_JOB:_ Copy the data below exactly, omitting any picture it contains.

====== DATA ======

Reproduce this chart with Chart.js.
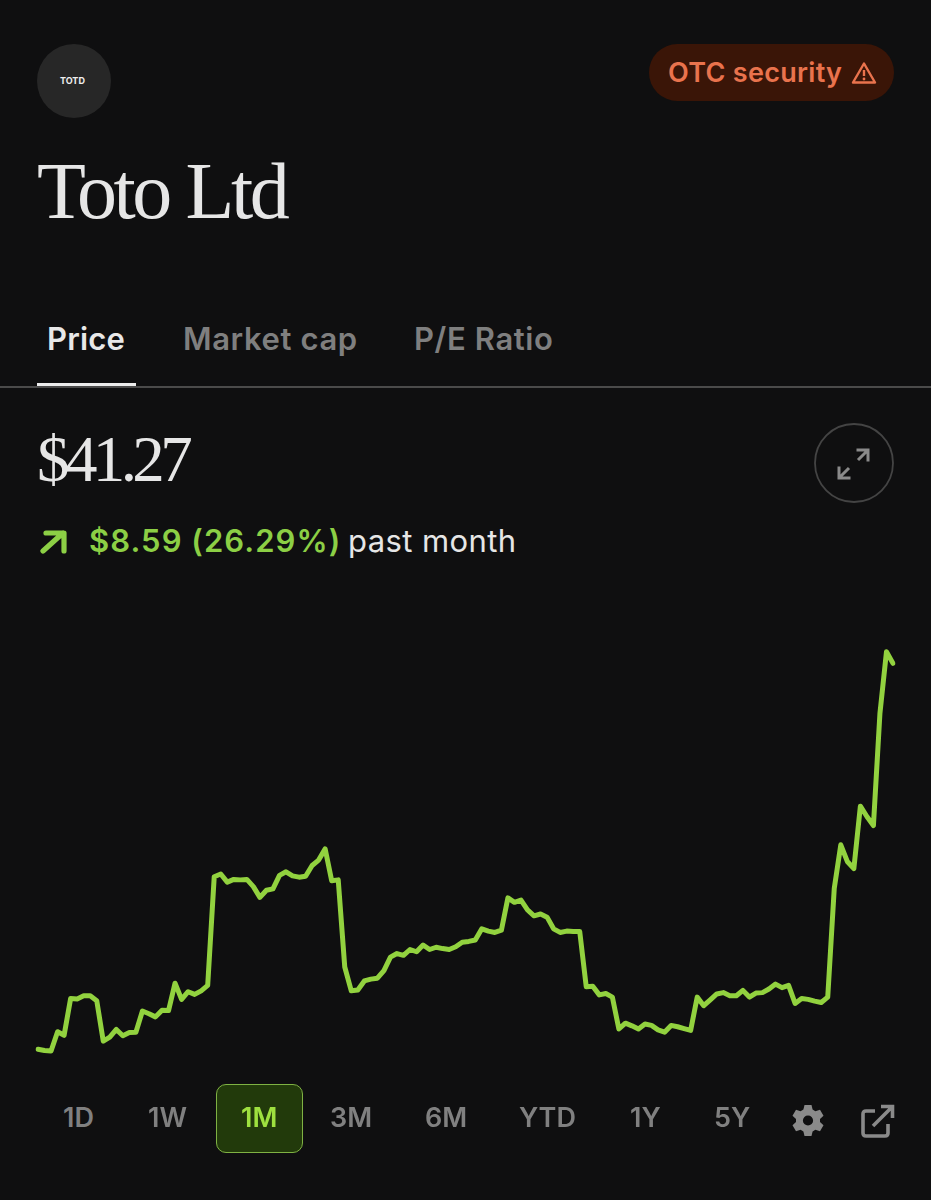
<!DOCTYPE html>
<html>
<head>
<meta charset="utf-8">
<title>Toto Ltd</title>
<script src="https://cdn.jsdelivr.net/npm/chart.js@4"></script>
<style>
html,body{margin:0;padding:0;background:#0f0f10;}
#page{position:relative;width:931px;height:1200px;overflow:hidden;background:#0f0f10;font-family:Inter,sans-serif;}
.t{position:absolute;white-space:nowrap;line-height:1;}
.serif{font-family:"Liberation Serif",serif;color:#e6e6e6;font-weight:400;}
.tab{font-size:31px;font-weight:600;top:323px;color:#7f7f7f;letter-spacing:.6px;}
.rng{font-size:27px;font-weight:600;top:1104px;color:#808080;letter-spacing:0;}
svg{position:absolute;overflow:visible;}
#wrap{position:absolute;left:0;top:600px;width:931px;height:500px;}
</style>
</head>
<body>
<div id="page">
  <div style="position:absolute;left:37px;top:44px;width:74px;height:74px;border-radius:50%;background:#272727;"></div>
  <div class="t" style="left:60px;top:76px;font-size:9px;font-weight:700;color:#eee;">TOTD</div>

  <div style="position:absolute;left:649px;top:44px;width:245px;height:57px;border-radius:29px;background:#3a1507;"></div>
  <div class="t" style="left:668px;top:59px;font-size:27px;font-weight:600;color:#e9734d;letter-spacing:.3px;">OTC security</div>
  <svg style="left:852px;top:62px;" width="24" height="22" viewBox="0 0 24 22"><path d="M12 1.5 L23 20.5 L1 20.5 Z" fill="none" stroke="#e9734d" stroke-width="2.4" stroke-linejoin="round"/><path d="M12 8 V14" stroke="#e9734d" stroke-width="2.4"/><circle cx="12" cy="17" r="1.4" fill="#e9734d"/></svg>

  <div class="t serif" style="left:37px;top:151px;font-size:80px;letter-spacing:-3.4px;">Toto Ltd</div>

  <div class="t tab" style="left:47px;color:#e8e8e8;letter-spacing:.2px;">Price</div>
  <div class="t tab" style="left:183px;">Market cap</div>
  <div class="t tab" style="left:414px;">P/E Ratio</div>
  <div style="position:absolute;left:0;top:386px;width:931px;height:1.5px;background:#4a4a4a;"></div>
  <div style="position:absolute;left:37px;top:383px;width:99px;height:3px;background:#ececec;"></div>

  <div class="t serif" style="left:37px;top:427px;font-size:65px;letter-spacing:-4.6px;">$41.27</div>

  <svg style="left:814px;top:423px;" width="80" height="80" viewBox="0 0 80 80"><circle cx="40" cy="40" r="39" fill="none" stroke="#444" stroke-width="1.8"/><path d="M54 27 L44 37 M42.5 27 H54 V38.5 M25 55 L35 45 M25 43.5 V55 H36.5" fill="none" stroke="#8a8a8a" stroke-width="3"/></svg>

  <svg style="left:40px;top:529px;" width="28" height="25" viewBox="0 0 28 25"><path d="M3 22 L23 4 M6 4 H24 V22" fill="none" stroke="#8ccf45" stroke-width="5.2" stroke-linecap="round" stroke-linejoin="round"/></svg>
  <div class="t" style="left:89px;top:525px;font-size:31px;font-weight:600;color:#8ccf45;letter-spacing:1.05px;">$8.59 (26.29%)</div>
  <div class="t" style="left:348px;top:525px;font-size:31px;font-weight:400;color:#e6e6e6;letter-spacing:.4px;">past month</div>

  <div id="wrap"><canvas id="c" width="931" height="500"></canvas></div>

  <div class="t rng" style="left:63px;">1D</div>
  <div class="t rng" style="left:148px;">1W</div>
  <div style="position:absolute;left:216px;top:1084px;width:85px;height:67px;border-radius:10px;background:#223a0b;border:1.5px solid #7fb243;"></div>
  <div class="t rng" style="left:241px;color:#9ee03f;">1M</div>
  <div class="t rng" style="left:330px;">3M</div>
  <div class="t rng" style="left:425px;">6M</div>
  <div class="t rng" style="left:519px;">YTD</div>
  <div class="t rng" style="left:630px;">1Y</div>
  <div class="t rng" style="left:714px;">5Y</div>

  <svg style="left:792px;top:1104px;" width="32" height="33" viewBox="0 0 32 33"><path fill="#8a8a8a" fill-rule="evenodd" d="M12.5 1 H19.5 L20.6 5.6 L23.4 7.2 L28 5.8 L31.5 11.8 L28 15 V18 L31.5 21.2 L28 27.2 L23.4 25.8 L20.6 27.4 L19.5 32 H12.5 L11.4 27.4 L8.6 25.8 L4 27.2 L.5 21.2 L4 18 V15 L.5 11.8 L4 5.8 L8.6 7.2 L11.4 5.6 Z M16 11.4 A5.1 5.1 0 1 0 16 21.6 A5.1 5.1 0 1 0 16 11.4 Z"/></svg>
  <svg style="left:861px;top:1104px;" width="34" height="34" viewBox="0 0 34 34"><path d="M14 7 H5 Q2 7 2 10 V29 Q2 32 5 32 H24 Q27 32 27 29 V20 M12 22 L31 3 M20 2.5 H31.5 V14" fill="none" stroke="#8a8a8a" stroke-width="3.6"/></svg>
</div>
<script>
const categories = Array.from({length:132},(_,i)=>String(i+1));
const prices = [
32.68,32.65,32.64,33.07,32.99,33.81,33.80,33.87,33.87,33.76,
32.86,32.95,33.12,32.98,33.05,33.06,33.53,33.47,33.40,33.55,
33.54,34.15,33.79,33.96,33.90,33.98,34.10,36.52,36.58,36.40,
36.46,36.45,36.46,36.30,36.06,36.22,36.25,36.55,36.63,36.54,
36.51,36.53,36.77,36.89,37.14,36.43,36.45,34.51,33.98,34.00,
34.20,34.24,34.26,34.43,34.73,34.81,34.77,34.90,34.85,35.00,
34.90,34.95,34.92,34.90,34.96,35.06,35.08,35.11,35.36,35.31,
35.28,35.33,36.05,35.95,36.00,35.78,35.65,35.69,35.62,35.36,
35.28,35.31,35.30,35.30,34.07,34.08,33.89,33.92,33.84,33.13,
33.26,33.20,33.13,33.24,33.21,33.11,33.06,33.21,33.18,33.14,
33.10,33.84,33.65,33.78,33.91,33.94,33.87,33.87,33.99,33.84,
33.93,33.94,34.02,34.13,34.05,34.10,33.70,33.81,33.79,33.75,
33.72,33.84,36.26,37.23,36.86,36.70,38.09,37.86,37.66,40.16,
41.53,41.27];
const yMin = 32.44, yMax = 41.79;
new Chart(document.getElementById('c'),{
  type:'line',
  data:{labels:categories,datasets:[{
    data:prices,
    borderColor:'#92d23f',
    borderWidth:5,
    pointRadius:0,
    tension:0,
    borderJoinStyle:'round',
    borderCapStyle:'round',
    fill:false
  }]},
  options:{
    responsive:false,
    animation:false,
    layout:{padding:{left:38,right:38,top:40,bottom:40}},
    plugins:{legend:{display:false},tooltip:{enabled:false},title:{display:false}},
    scales:{
      x:{display:false,offset:false},
      y:{display:false,min:yMin,max:yMax}
    }
  }
});
</script>
</body>
</html>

======

_WRITTEN SOLUTION:_
Reproduce this chart with Chart.js.
<!DOCTYPE html>
<html>
<head>
<meta charset="utf-8">
<title>Toto Ltd</title>
<script src="https://cdn.jsdelivr.net/npm/chart.js@4"></script>
<style>
html,body{margin:0;padding:0;background:#0f0f10;}
#page{position:relative;width:931px;height:1200px;overflow:hidden;background:#0f0f10;font-family:Inter,sans-serif;}
.t{position:absolute;white-space:nowrap;line-height:1;}
.serif{font-family:"Liberation Serif",serif;color:#e6e6e6;font-weight:400;}
.tab{font-size:31px;font-weight:600;top:323px;color:#7f7f7f;letter-spacing:.6px;}
.rng{font-size:27px;font-weight:600;top:1104px;color:#808080;letter-spacing:0;}
svg{position:absolute;overflow:visible;}
#wrap{position:absolute;left:0;top:600px;width:931px;height:500px;}
</style>
</head>
<body>
<div id="page">
  <div style="position:absolute;left:37px;top:44px;width:74px;height:74px;border-radius:50%;background:#272727;"></div>
  <div class="t" style="left:60px;top:76px;font-size:9px;font-weight:700;color:#eee;">TOTD</div>

  <div style="position:absolute;left:649px;top:44px;width:245px;height:57px;border-radius:29px;background:#3a1507;"></div>
  <div class="t" style="left:668px;top:59px;font-size:27px;font-weight:600;color:#e9734d;letter-spacing:.3px;">OTC security</div>
  <svg style="left:852px;top:62px;" width="24" height="22" viewBox="0 0 24 22"><path d="M12 1.5 L23 20.5 L1 20.5 Z" fill="none" stroke="#e9734d" stroke-width="2.4" stroke-linejoin="round"/><path d="M12 8 V14" stroke="#e9734d" stroke-width="2.4"/><circle cx="12" cy="17" r="1.4" fill="#e9734d"/></svg>

  <div class="t serif" style="left:37px;top:151px;font-size:80px;letter-spacing:-3.4px;">Toto Ltd</div>

  <div class="t tab" style="left:47px;color:#e8e8e8;letter-spacing:.2px;">Price</div>
  <div class="t tab" style="left:183px;">Market cap</div>
  <div class="t tab" style="left:414px;">P/E Ratio</div>
  <div style="position:absolute;left:0;top:386px;width:931px;height:1.5px;background:#4a4a4a;"></div>
  <div style="position:absolute;left:37px;top:383px;width:99px;height:3px;background:#ececec;"></div>

  <div class="t serif" style="left:37px;top:427px;font-size:65px;letter-spacing:-4.6px;">$41.27</div>

  <svg style="left:814px;top:423px;" width="80" height="80" viewBox="0 0 80 80"><circle cx="40" cy="40" r="39" fill="none" stroke="#444" stroke-width="1.8"/><path d="M54 27 L44 37 M42.5 27 H54 V38.5 M25 55 L35 45 M25 43.5 V55 H36.5" fill="none" stroke="#8a8a8a" stroke-width="3"/></svg>

  <svg style="left:40px;top:529px;" width="28" height="25" viewBox="0 0 28 25"><path d="M3 22 L23 4 M6 4 H24 V22" fill="none" stroke="#8ccf45" stroke-width="5.2" stroke-linecap="round" stroke-linejoin="round"/></svg>
  <div class="t" style="left:89px;top:525px;font-size:31px;font-weight:600;color:#8ccf45;letter-spacing:1.05px;">$8.59 (26.29%)</div>
  <div class="t" style="left:348px;top:525px;font-size:31px;font-weight:400;color:#e6e6e6;letter-spacing:.4px;">past month</div>

  <div id="wrap"><canvas id="c" width="931" height="500"></canvas></div>

  <div class="t rng" style="left:63px;">1D</div>
  <div class="t rng" style="left:148px;">1W</div>
  <div style="position:absolute;left:216px;top:1084px;width:85px;height:67px;border-radius:10px;background:#223a0b;border:1.5px solid #7fb243;"></div>
  <div class="t rng" style="left:241px;color:#9ee03f;">1M</div>
  <div class="t rng" style="left:330px;">3M</div>
  <div class="t rng" style="left:425px;">6M</div>
  <div class="t rng" style="left:519px;">YTD</div>
  <div class="t rng" style="left:630px;">1Y</div>
  <div class="t rng" style="left:714px;">5Y</div>

  <svg style="left:792px;top:1104px;" width="32" height="33" viewBox="0 0 32 33"><path fill="#8a8a8a" fill-rule="evenodd" d="M12.5 1 H19.5 L20.6 5.6 L23.4 7.2 L28 5.8 L31.5 11.8 L28 15 V18 L31.5 21.2 L28 27.2 L23.4 25.8 L20.6 27.4 L19.5 32 H12.5 L11.4 27.4 L8.6 25.8 L4 27.2 L.5 21.2 L4 18 V15 L.5 11.8 L4 5.8 L8.6 7.2 L11.4 5.6 Z M16 11.4 A5.1 5.1 0 1 0 16 21.6 A5.1 5.1 0 1 0 16 11.4 Z"/></svg>
  <svg style="left:861px;top:1104px;" width="34" height="34" viewBox="0 0 34 34"><path d="M14 7 H5 Q2 7 2 10 V29 Q2 32 5 32 H24 Q27 32 27 29 V20 M12 22 L31 3 M20 2.5 H31.5 V14" fill="none" stroke="#8a8a8a" stroke-width="3.6"/></svg>
</div>
<script>
const categories = Array.from({length:132},(_,i)=>String(i+1));
const prices = [
32.68,32.65,32.64,33.07,32.99,33.81,33.80,33.87,33.87,33.76,
32.86,32.95,33.12,32.98,33.05,33.06,33.53,33.47,33.40,33.55,
33.54,34.15,33.79,33.96,33.90,33.98,34.10,36.52,36.58,36.40,
36.46,36.45,36.46,36.30,36.06,36.22,36.25,36.55,36.63,36.54,
36.51,36.53,36.77,36.89,37.14,36.43,36.45,34.51,33.98,34.00,
34.20,34.24,34.26,34.43,34.73,34.81,34.77,34.90,34.85,35.00,
34.90,34.95,34.92,34.90,34.96,35.06,35.08,35.11,35.36,35.31,
35.28,35.33,36.05,35.95,36.00,35.78,35.65,35.69,35.62,35.36,
35.28,35.31,35.30,35.30,34.07,34.08,33.89,33.92,33.84,33.13,
33.26,33.20,33.13,33.24,33.21,33.11,33.06,33.21,33.18,33.14,
33.10,33.84,33.65,33.78,33.91,33.94,33.87,33.87,33.99,33.84,
33.93,33.94,34.02,34.13,34.05,34.10,33.70,33.81,33.79,33.75,
33.72,33.84,36.26,37.23,36.86,36.70,38.09,37.86,37.66,40.16,
41.53,41.27];
const yMin = 32.44, yMax = 41.79;
new Chart(document.getElementById('c'),{
  type:'line',
  data:{labels:categories,datasets:[{
    data:prices,
    borderColor:'#92d23f',
    borderWidth:5,
    pointRadius:0,
    tension:0,
    borderJoinStyle:'round',
    borderCapStyle:'round',
    fill:false
  }]},
  options:{
    responsive:false,
    animation:false,
    layout:{padding:{left:38,right:38,top:40,bottom:40}},
    plugins:{legend:{display:false},tooltip:{enabled:false},title:{display:false}},
    scales:{
      x:{display:false,offset:false},
      y:{display:false,min:yMin,max:yMax}
    }
  }
});
</script>
</body>
</html>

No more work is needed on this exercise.